→ **Your goal**
Examine the entries and show every line in which the word "this" is found.

→ **Data section**
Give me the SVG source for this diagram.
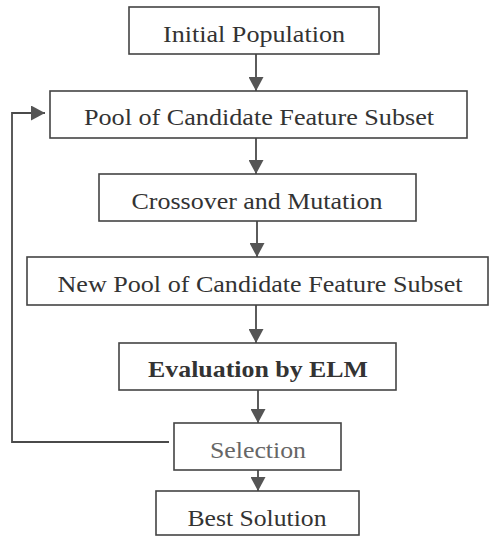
--
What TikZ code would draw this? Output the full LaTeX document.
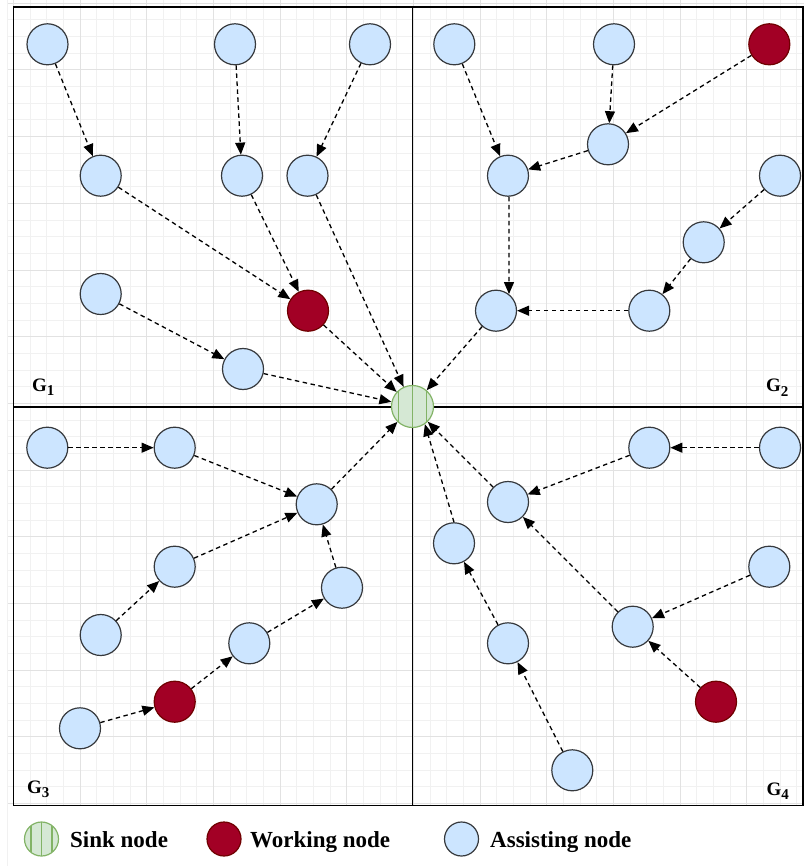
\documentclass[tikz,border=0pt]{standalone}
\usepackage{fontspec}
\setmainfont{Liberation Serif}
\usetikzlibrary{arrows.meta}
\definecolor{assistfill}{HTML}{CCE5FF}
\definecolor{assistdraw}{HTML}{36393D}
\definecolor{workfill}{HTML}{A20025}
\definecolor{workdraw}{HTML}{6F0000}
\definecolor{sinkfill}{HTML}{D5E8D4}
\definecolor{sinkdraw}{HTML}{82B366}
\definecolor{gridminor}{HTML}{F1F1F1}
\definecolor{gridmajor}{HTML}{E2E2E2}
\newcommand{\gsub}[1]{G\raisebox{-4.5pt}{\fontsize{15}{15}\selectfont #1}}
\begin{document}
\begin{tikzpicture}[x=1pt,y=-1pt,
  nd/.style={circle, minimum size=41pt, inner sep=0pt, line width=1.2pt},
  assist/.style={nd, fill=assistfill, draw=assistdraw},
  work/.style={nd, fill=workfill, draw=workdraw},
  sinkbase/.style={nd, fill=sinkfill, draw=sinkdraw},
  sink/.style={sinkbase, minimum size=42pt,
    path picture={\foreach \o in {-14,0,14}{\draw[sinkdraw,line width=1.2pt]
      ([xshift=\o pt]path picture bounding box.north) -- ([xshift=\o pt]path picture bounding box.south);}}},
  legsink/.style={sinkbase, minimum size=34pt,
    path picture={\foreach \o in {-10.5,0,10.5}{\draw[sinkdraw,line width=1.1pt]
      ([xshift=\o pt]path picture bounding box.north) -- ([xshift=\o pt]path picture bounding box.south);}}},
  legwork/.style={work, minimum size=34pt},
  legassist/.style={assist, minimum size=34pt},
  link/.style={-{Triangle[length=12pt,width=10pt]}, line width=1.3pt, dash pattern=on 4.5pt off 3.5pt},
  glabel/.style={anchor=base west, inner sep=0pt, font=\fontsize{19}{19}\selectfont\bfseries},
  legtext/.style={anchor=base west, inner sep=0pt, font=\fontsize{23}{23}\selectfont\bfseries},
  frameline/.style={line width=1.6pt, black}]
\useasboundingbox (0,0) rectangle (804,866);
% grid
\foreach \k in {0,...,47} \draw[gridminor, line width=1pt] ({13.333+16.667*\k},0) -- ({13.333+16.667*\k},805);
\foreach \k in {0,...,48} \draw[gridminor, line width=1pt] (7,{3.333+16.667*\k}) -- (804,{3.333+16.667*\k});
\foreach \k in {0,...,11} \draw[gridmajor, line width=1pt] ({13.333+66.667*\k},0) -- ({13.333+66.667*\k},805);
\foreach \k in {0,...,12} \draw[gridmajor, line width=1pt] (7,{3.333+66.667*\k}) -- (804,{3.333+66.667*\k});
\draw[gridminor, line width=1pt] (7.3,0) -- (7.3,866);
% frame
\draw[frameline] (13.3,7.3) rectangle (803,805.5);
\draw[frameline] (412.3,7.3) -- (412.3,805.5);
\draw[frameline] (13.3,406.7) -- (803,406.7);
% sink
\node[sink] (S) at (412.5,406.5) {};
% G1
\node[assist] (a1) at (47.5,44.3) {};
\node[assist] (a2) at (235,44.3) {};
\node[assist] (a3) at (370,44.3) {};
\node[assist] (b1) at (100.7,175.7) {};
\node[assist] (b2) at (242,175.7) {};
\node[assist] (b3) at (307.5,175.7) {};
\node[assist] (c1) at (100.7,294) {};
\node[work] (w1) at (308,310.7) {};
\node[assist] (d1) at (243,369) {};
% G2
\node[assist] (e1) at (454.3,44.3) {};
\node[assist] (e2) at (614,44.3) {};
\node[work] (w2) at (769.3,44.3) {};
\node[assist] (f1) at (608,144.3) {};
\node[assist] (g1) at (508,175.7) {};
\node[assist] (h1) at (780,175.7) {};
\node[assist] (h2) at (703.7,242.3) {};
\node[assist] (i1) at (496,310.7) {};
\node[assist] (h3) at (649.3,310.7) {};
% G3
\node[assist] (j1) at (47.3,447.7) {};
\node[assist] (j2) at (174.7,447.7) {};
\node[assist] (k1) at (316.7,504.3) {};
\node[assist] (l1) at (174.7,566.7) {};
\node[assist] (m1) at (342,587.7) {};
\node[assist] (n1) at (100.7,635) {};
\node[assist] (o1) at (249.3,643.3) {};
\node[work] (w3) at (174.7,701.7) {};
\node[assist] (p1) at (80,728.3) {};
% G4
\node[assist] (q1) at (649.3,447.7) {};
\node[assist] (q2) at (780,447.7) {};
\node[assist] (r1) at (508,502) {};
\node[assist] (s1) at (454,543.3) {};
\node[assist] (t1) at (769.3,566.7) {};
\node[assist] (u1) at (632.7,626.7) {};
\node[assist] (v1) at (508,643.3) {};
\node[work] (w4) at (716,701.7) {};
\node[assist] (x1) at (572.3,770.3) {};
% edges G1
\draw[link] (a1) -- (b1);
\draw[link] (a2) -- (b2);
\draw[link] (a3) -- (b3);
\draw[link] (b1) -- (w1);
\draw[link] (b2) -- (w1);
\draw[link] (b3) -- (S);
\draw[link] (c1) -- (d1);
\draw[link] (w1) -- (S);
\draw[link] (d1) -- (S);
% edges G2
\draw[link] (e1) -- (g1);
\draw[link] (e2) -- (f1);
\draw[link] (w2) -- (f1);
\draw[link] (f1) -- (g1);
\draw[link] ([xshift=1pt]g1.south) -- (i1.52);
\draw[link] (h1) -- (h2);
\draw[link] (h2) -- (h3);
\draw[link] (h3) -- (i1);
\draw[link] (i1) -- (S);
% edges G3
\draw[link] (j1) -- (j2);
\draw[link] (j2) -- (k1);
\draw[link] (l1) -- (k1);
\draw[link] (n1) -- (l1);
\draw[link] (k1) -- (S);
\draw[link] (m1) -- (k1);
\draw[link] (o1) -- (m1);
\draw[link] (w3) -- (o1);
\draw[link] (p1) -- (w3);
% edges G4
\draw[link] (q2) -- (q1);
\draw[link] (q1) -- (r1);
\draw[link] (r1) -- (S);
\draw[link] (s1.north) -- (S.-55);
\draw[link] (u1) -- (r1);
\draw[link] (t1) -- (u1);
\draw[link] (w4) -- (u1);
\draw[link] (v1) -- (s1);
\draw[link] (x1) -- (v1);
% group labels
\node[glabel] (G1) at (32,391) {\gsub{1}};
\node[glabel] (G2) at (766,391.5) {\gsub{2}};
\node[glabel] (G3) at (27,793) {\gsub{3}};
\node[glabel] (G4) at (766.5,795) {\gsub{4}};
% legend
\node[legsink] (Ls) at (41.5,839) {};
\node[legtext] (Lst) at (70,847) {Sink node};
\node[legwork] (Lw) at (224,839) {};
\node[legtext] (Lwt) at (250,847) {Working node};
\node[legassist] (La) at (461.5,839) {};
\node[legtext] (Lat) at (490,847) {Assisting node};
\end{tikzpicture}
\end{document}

→ **Solution**
Give me the SVG source for this diagram.
What TikZ code would draw this? Output the full LaTeX document.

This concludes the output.